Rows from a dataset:
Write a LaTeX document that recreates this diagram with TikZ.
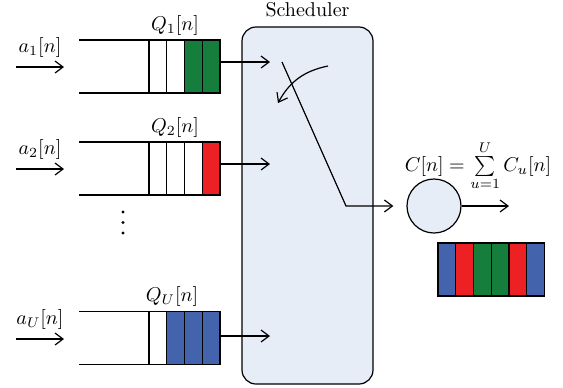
\documentclass[tikz,border=0pt]{standalone}
\usepackage{amsmath}
\usepackage{amssymb}
\usepackage{xcolor}
\usepackage{tikz}
\usetikzlibrary{positioning,arrows.meta}

\definecolor{qgreen}{RGB}{21,126,61}
\definecolor{qred}{RGB}{237,32,36}
\definecolor{qblue}{RGB}{67,99,172}
\definecolor{schedfill}{RGB}{230,237,246}

\begin{document}
\begin{tikzpicture}[
		x=0.5pt, y=-0.5pt,
		line width=0.6pt,
		cell/.style={draw,minimum width=8.875pt,minimum height=26.5pt,inner sep=0pt,outer sep=0pt},
		arr/.style={-{Straight Barb[length=4pt,width=6pt]}},
		sched/.style={draw,rounded corners=7pt,fill=schedfill,minimum width=65.5pt,minimum height=178.5pt},
		server/.style={circle,draw,fill=schedfill,minimum size=27pt,inner sep=0pt}
		]
		\useasboundingbox (0,0) rectangle (563,387);
		
		% scheduler and server
		\node[sched, label={[yshift=1pt]above:Scheduler}] (sched) at (307.5,205.5) {};
		\node[server] (srv) at (434,206) {};
		\node (cap) at (478,166) {$C[n] = \sum\limits_{u=1}^{U} C_u[n]$};
		
		% queue 1
		\node[cell] (q1a) at (157.9,66.5) {};
		\node[cell, right=0pt of q1a] (q1b) {};
		\node[cell, right=0pt of q1b, fill=qgreen] (q1c) {};
		\node[cell, right=0pt of q1c, fill=qgreen] (q1d) {};
		\node (q1lab) at (175,25) {$Q_1[n]$};
		
		% queue 2
		\node[cell] (q2a) at (157.9,168.5) {};
		\node[cell, right=0pt of q2a] (q2b) {};
		\node[cell, right=0pt of q2b] (q2c) {};
		\node[cell, right=0pt of q2c, fill=qred] (q2d) {};
		\node (q2lab) at (175,127) {$Q_2[n]$};
		
		% queue U
		\node[cell] (qUa) at (157.9,338) {};
		\node[cell, right=0pt of qUa, fill=qblue] (qUb) {};
		\node[cell, right=0pt of qUb, fill=qblue] (qUc) {};
		\node[cell, right=0pt of qUc, fill=qblue] (qUd) {};
		\node (qUlab) at (172,296) {$Q_U[n]$};
		
		\coordinate (q1in) at (79,66.5);
		\coordinate (q2in) at (79,168.5);
		\coordinate (qUin) at (79,338);
		\draw (q1in |- q1a.north) -- (q1d.north east);
		\draw (q1in |- q1a.south) -- (q1d.south east);
		\draw (q2in |- q2a.north) -- (q2d.north east);
		\draw (q2in |- q2a.south) -- (q2d.south east);
		\draw (qUin |- qUa.north) -- (qUd.north east);
		\draw (qUin |- qUa.south) -- (qUd.south east);
		
		\foreach \y in {212,222.5,233}
		\fill (123,\y) circle (0.8pt);
		
		% arrivals
		\coordinate (a1s) at (16,67);
		\coordinate (a1e) at (64,67);
		\coordinate (a2s) at (16,169);
		\coordinate (a2e) at (64,169);
		\coordinate (aUs) at (16,339);
		\coordinate (aUe) at (64,339);
		\draw[arr] (a1s) -- node[above=1pt] {$a_1[n]$} (a1e);
		\draw[arr] (a2s) -- node[above=1pt] {$a_2[n]$} (a2e);
		\draw[arr] (aUs) -- node[above=1pt] {$a_U[n]$} (aUe);
		
		% into the scheduler
		\coordinate (s1) at (270,62);
		\coordinate (s2) at (270,164);
		\coordinate (sU) at (270,336);
		\draw[arr] (q1d.east |- s1) -- (s1);
		\draw[arr] (q2d.east |- s2) -- (s2);
		\draw[arr] (qUd.east |- sU) -- (sU);
		
		% switch
		\coordinate (sw1) at (282,62);
		\coordinate (sw2) at (346,206);
		\draw[arr, shorten >=6.5pt] (sw1) -- (sw2) -- (srv.west);
		\coordinate (rot1) at (328,66);
		\coordinate (rot2) at (278,103);
		\draw[arr] (rot1) to[bend right=25] (rot2);
		
		\coordinate (out) at (509,206);
		\draw[arr] (srv) -- (out);
		
		% served frame
		\node[cell, fill=qblue] (f1) at (446.9,269.5) {};
		\node[cell, right=0pt of f1, fill=qred] (f2) {};
		\node[cell, right=0pt of f2, fill=qgreen] (f3) {};
		\node[cell, right=0pt of f3, fill=qgreen] (f4) {};
		\node[cell, right=0pt of f4, fill=qred] (f5) {};
		\node[cell, right=0pt of f5, fill=qblue] (f6) {};
	\end{tikzpicture}
\end{document}
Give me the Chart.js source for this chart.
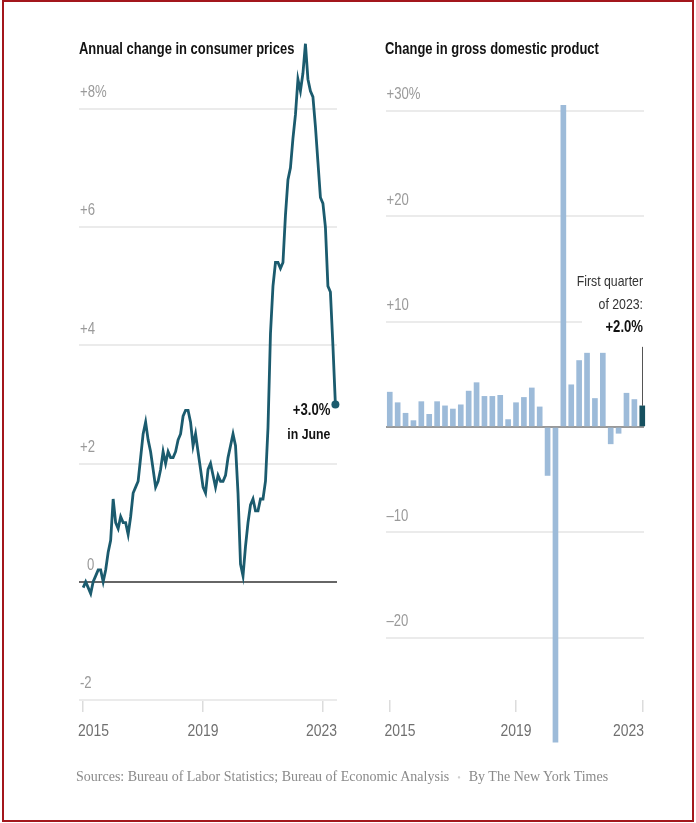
<!DOCTYPE html>
<html>
<head>
<meta charset="utf-8">
<script src="https://cdn.jsdelivr.net/npm/chart.js@4.4.0/dist/chart.umd.min.js"></script>
<style>
  html, body { margin: 0; padding: 0; background: #fff; }
  body { width: 696px; height: 823px; position: relative; overflow: hidden; }
  .frame { position: absolute; left: 2px; top: 0; width: 692px; height: 822px; border: 2px solid #a3171c; box-sizing: border-box; }
  .title { position: absolute; top: 40px; font: bold 16px "Liberation Sans", Arial, sans-serif; color: #121212; white-space: nowrap; transform: scaleX(0.81); transform-origin: 0 0; }
  .box { position: absolute; top: 0; height: 823px; }
  .source { position: absolute; left: 76px; top: 769px; font: 14px "Liberation Serif", serif; color: #8a8a8a; white-space: nowrap; }
  .source .dot { color: #d0d0d0; margin: 0 8px; font-size: 10px; }
</style>
</head>
<body>
<div class="frame"></div>
<div class="box" style="left:0;width:350px"><canvas id="cpiChart"></canvas></div>
<div class="box" style="left:350px;width:346px"><canvas id="gdpChart"></canvas></div>
<div class="title" style="left:79px">Annual change in consumer prices</div>
<div class="title" style="left:385px">Change in gross domestic product</div>
<div class="source">Sources: Bureau of Labor Statistics; Bureau of Economic Analysis<span class="dot">•</span>By The New York Times</div>

<script>
// CPI, year-over-year % change, monthly from Jan 2015 to June 2023
const cpiStart = 2015;
const cpiValues = [
  -0.1, 0.0, -0.1, -0.2, 0.0, 0.1, 0.2, 0.2, 0.0, 0.2, 0.5, 0.7,
  1.4, 1.0, 0.9, 1.1, 1.0, 1.0, 0.8, 1.1, 1.5, 1.6, 1.7, 2.1,
  2.5, 2.7, 2.4, 2.2, 1.9, 1.6, 1.7, 1.9, 2.2, 2.0, 2.2, 2.1,
  2.1, 2.2, 2.4, 2.5, 2.8, 2.9, 2.9, 2.7, 2.3, 2.5, 2.2, 1.9,
  1.6, 1.5, 1.9, 2.0, 1.8, 1.6, 1.8, 1.7, 1.7, 1.8, 2.1, 2.3,
  2.5, 2.3, 1.5, 0.3, 0.1, 0.6, 1.0, 1.3, 1.4, 1.2, 1.2, 1.4,
  1.4, 1.7, 2.6, 4.2, 5.0, 5.4, 5.4, 5.3, 5.4, 6.2, 6.8, 7.0,
  7.5, 7.9, 8.5, 8.3, 8.6, 9.1, 8.5, 8.3, 8.2, 7.7, 7.1, 6.5,
  6.4, 6.0, 5.0, 4.9, 4.0, 3.0
];

// GDP, annualized quarterly % change, Q1 2015 to Q1 2023
const gdpQuarters = [
  '2015 Q1', '2015 Q2', '2015 Q3', '2015 Q4',
  '2016 Q1', '2016 Q2', '2016 Q3', '2016 Q4',
  '2017 Q1', '2017 Q2', '2017 Q3', '2017 Q4',
  '2018 Q1', '2018 Q2', '2018 Q3', '2018 Q4',
  '2019 Q1', '2019 Q2', '2019 Q3', '2019 Q4',
  '2020 Q1', '2020 Q2', '2020 Q3', '2020 Q4',
  '2021 Q1', '2021 Q2', '2021 Q3', '2021 Q4',
  '2022 Q1', '2022 Q2', '2022 Q3', '2022 Q4',
  '2023 Q1'
];
const gdpValues = [
  3.3, 2.3, 1.3, 0.6,
  2.4, 1.2, 2.4, 2.0,
  1.7, 2.1, 3.4, 4.2,
  2.9, 2.9, 3.0, 0.7,
  2.3, 2.8, 3.7, 1.9,
  -4.6, -29.9, 30.5, 4.0,
  6.3, 7.0, 2.7, 7.0,
  -1.6, -0.6, 3.2, 2.6,
  2.0
];

const yearTicks = [2015, 2019, 2023];
const cpiTicks = [-2, 0, 2, 4, 6, 8];
const cpiTickLabels = ['-2', '0', '+2', '+4', '+6', '+8%'];
const gdpTicks = [-20, -10, 0, 10, 20, 30];
const gdpTickLabels = ['\u201320', '\u201310', '', '+10', '+20', '+30%'];

const LINE = '#1b5b6e';
const BAR = '#9dbbd9';
const BAR_LAST = '#16505f';
const SANS = '"Liberation Sans", Arial, sans-serif';

const cpiPoints = cpiValues.map((v, i) => ({ x: cpiStart + i / 12, y: v }));
const gdpPoints = gdpQuarters.map((q, i) => {
    const [yr, qq] = q.split(' Q');
    return { x: +yr + (qq - 1) / 4, y: gdpValues[i] };
});

// Liberation Sans squeezed to look like a narrow face
function narrowText(ctx, text, x, y, align, font, color) {
    ctx.save();
    ctx.font = font;
    ctx.fillStyle = color;
    ctx.textBaseline = 'middle';
    ctx.textAlign = 'left';
    const w = ctx.measureText(text).width * 0.82;
    const x0 = align === 'right' ? x - w : align === 'center' ? x - w / 2 : x;
    ctx.translate(x0, y);
    ctx.scale(0.82, 1);
    ctx.fillText(text, 0, 0);
    ctx.restore();
}

// tick labels: years under the x ticks, values above the grid lines
const axisLabels = {
    id: 'axisLabels',
    afterDraw(chart, args, opts) {
        const ctx = chart.ctx;
        const area = chart.chartArea;
        const sx = chart.scales.x;
        const sy = chart.scales.y;
        const last = sx.ticks.length - 1;
        sx.ticks.forEach((t, i) => {
            let x = sx.getPixelForValue(t.value), align = 'center';
            if (i === 0) { x = area.left - 1; align = 'left'; }
            if (i === last) { x = area.right; align = 'right'; }
            narrowText(ctx, String(t.value), x, area.bottom + 31, align, '17px ' + SANS, '#707070');
        });
        opts.ticks.forEach((v, i) => {
            const x = area.left + 1 + (v === 0 ? 7 : 0);
            narrowText(ctx, opts.labels[i], x, sy.getPixelForValue(v) - 16, 'left', '16px ' + SANS, '#9a9a9a');
        });
    }
};

const cpiNote = {
    id: 'cpiNote',
    afterDraw(chart) {
        const pts = chart.getDatasetMeta(0).data;
        const p = pts[pts.length - 1];
        const ctx = chart.ctx;
        narrowText(ctx, '+' + cpiValues[cpiValues.length - 1].toFixed(1) + '%', p.x - 5, p.y + 6, 'right', 'bold 16px ' + SANS, '#121212');
        narrowText(ctx, 'in June', p.x - 5, p.y + 30, 'right', 'bold 15px ' + SANS, '#121212');
    }
};

const gdpNote = {
    id: 'gdpNote',
    beforeDatasetsDraw(chart) {
        const ctx = chart.ctx;
        const b = chart.getDatasetMeta(0).data[gdpValues.length - 1];
        ctx.save();
        ctx.fillStyle = '#fff';
        ctx.fillRect(chart.chartArea.right - 62, b.y - 136, 64, 70);
        ctx.restore();
    },
    afterDraw(chart) {
        const ctx = chart.ctx;
        const b = chart.getDatasetMeta(0).data[gdpValues.length - 1];
        const right = chart.chartArea.right - 1;
        ctx.save();
        ctx.strokeStyle = '#555';
        ctx.lineWidth = 1;
        ctx.beginPath();
        ctx.moveTo(Math.round(b.x) + 0.5, b.y);
        ctx.lineTo(Math.round(b.x) + 0.5, b.y - 59);
        ctx.stroke();
        ctx.restore();
        narrowText(ctx, 'First quarter', right, b.y - 124, 'right', '15px ' + SANS, '#333');
        narrowText(ctx, 'of 2023:', right, b.y - 101, 'right', '15px ' + SANS, '#333');
        narrowText(ctx, '+' + gdpValues[gdpValues.length - 1].toFixed(1) + '%', right, b.y - 78, 'right', 'bold 16px ' + SANS, '#121212');
    }
};

function yAxis(min, max, ticks, zeroColor) {
    return {
        min: min,
        max: max,
        afterBuildTicks: s => { s.ticks = ticks.map(v => ({ value: v })); },
        ticks: { display: false },
        grid: {
            drawTicks: false,
            color: c => c.tick && c.tick.value === 0 ? zeroColor : '#ebebeb',
            lineWidth: 2
        },
        border: { display: false }
    };
}

function xAxis(min, max) {
    return {
        type: 'linear',
        min: min,
        max: max,
        offset: false,
        afterBuildTicks: s => { s.ticks = yearTicks.map(v => ({ value: v })); },
        ticks: { display: false },
        grid: {
            offset: false,
            drawOnChartArea: false,
            drawTicks: true,
            tickLength: 12,
            color: '#dcdcdc',
            lineWidth: 1.5
        },
        border: { display: false }
    };
}

function baseOptions(padding) {
    return {
        responsive: true,
        maintainAspectRatio: false,
        animation: false,
        layout: { padding: padding },
        plugins: { legend: { display: false }, tooltip: { enabled: false } }
    };
}

const cpiOptions = baseOptions({ left: 79, right: 13, top: 39, bottom: 111 });
cpiOptions.scales = { x: xAxis(2014.86, 2023.47), y: yAxis(-2, 9.18, cpiTicks, '#666') };
cpiOptions.plugins.axisLabels = { ticks: cpiTicks, labels: cpiTickLabels };

new Chart(document.getElementById('cpiChart').getContext('2d'), {
    type: 'line',
    data: {
        datasets: [{
            data: cpiPoints,
            borderColor: LINE,
            borderWidth: 2.8,
            tension: 0,
            pointRadius: c => c.dataIndex === cpiValues.length - 1 ? 4 : 0,
            pointBackgroundColor: LINE,
            pointBorderWidth: 0,
            clip: false
        }]
    },
    options: cpiOptions,
    plugins: [axisLabels, cpiNote]
});

const gdpOptions = baseOptions({ left: 35.5, right: 52, top: 39, bottom: 111 });
gdpOptions.scales = { x: xAxis(2014.865, 2023.055), y: yAxis(-25.9, 36.8, gdpTicks, '#999') };
gdpOptions.plugins.axisLabels = { ticks: gdpTicks, labels: gdpTickLabels };

new Chart(document.getElementById('gdpChart').getContext('2d'), {
    type: 'bar',
    data: {
        datasets: [{
            data: gdpPoints,
            backgroundColor: c => c.dataIndex === gdpValues.length - 1 ? BAR_LAST : BAR,
            barThickness: 5,
            borderWidth: 0,
            clip: false
        }]
    },
    options: gdpOptions,
    plugins: [axisLabels, gdpNote]
});
</script>
</body>
</html>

● **Work to do**:
Reproduce the entries exactly, from the line with "Give me the Chart.js source for this chart." to the line with "New York Times</div>", both lines included, keeping no pictures.

● **Solution**:
Give me the Chart.js source for this chart.
<!DOCTYPE html>
<html>
<head>
<meta charset="utf-8">
<script src="https://cdn.jsdelivr.net/npm/chart.js@4.4.0/dist/chart.umd.min.js"></script>
<style>
  html, body { margin: 0; padding: 0; background: #fff; }
  body { width: 696px; height: 823px; position: relative; overflow: hidden; }
  .frame { position: absolute; left: 2px; top: 0; width: 692px; height: 822px; border: 2px solid #a3171c; box-sizing: border-box; }
  .title { position: absolute; top: 40px; font: bold 16px "Liberation Sans", Arial, sans-serif; color: #121212; white-space: nowrap; transform: scaleX(0.81); transform-origin: 0 0; }
  .box { position: absolute; top: 0; height: 823px; }
  .source { position: absolute; left: 76px; top: 769px; font: 14px "Liberation Serif", serif; color: #8a8a8a; white-space: nowrap; }
  .source .dot { color: #d0d0d0; margin: 0 8px; font-size: 10px; }
</style>
</head>
<body>
<div class="frame"></div>
<div class="box" style="left:0;width:350px"><canvas id="cpiChart"></canvas></div>
<div class="box" style="left:350px;width:346px"><canvas id="gdpChart"></canvas></div>
<div class="title" style="left:79px">Annual change in consumer prices</div>
<div class="title" style="left:385px">Change in gross domestic product</div>
<div class="source">Sources: Bureau of Labor Statistics; Bureau of Economic Analysis<span class="dot">•</span>By The New York Times</div>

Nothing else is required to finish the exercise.